A call to the Police saw us passed on to Powys County Council, who basically denied any responsibility for collecting him.  So then it was a case of trying to find other avenues through which to make sure he went to a good home.  Eventually, next door neighbour Tim found the details of a rescue centre in Pontypridd, who we finally managed to get in touch with – but who didn’t know where Powys was!! There’s Valleys for you!

They confirmed that Powys did have the responsibility and so another call to the Council and a completely different answer – “Yes, give me the details and someone will call you back.”  Later that afternoon a chap called Mark phoned and we agreed he would collect Wolfie the following morning.

This didn’t seem to be a problem, except Wolfie took it into his head to have a bit of fun before he left.  Spotting Emily through a half open gate, he set off in pursuit.  To be fair dear old Emily (also known as Fat Cat) showed him a clean pair of heels but ended up some thirty feet up a tree!  Then whilst Sue was up the ladder trying to coax her back down, Wolfie spotted the chickens and chased them round and round their pen!

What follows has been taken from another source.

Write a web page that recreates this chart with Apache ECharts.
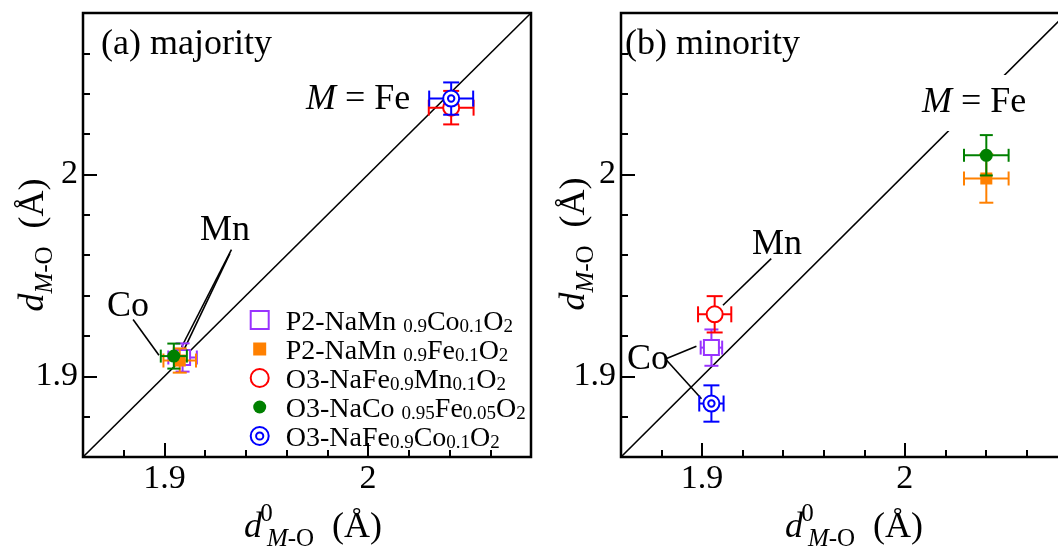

Finally exasperated – he’d also trodden on some flowers and chewed some new plants – Sue managed to get him to follow her into the sheep shed, where he spent his last night with us – howling at the unfairness of it all.  In the confines of the shed he finally decided that I wasn’t going to beat him and rolled over to let me tickle his tum and lick my fingers.

Mark’s wife, Emma arrived to collect him as agreed in the morning and with the aid of a bit of baler twine he was brought to her truck.  He wouldn’t jump in but was happy to be picked up and put in the back, from where he continued to be all sweetness and light as he was driven away, hopefully to find a loving home.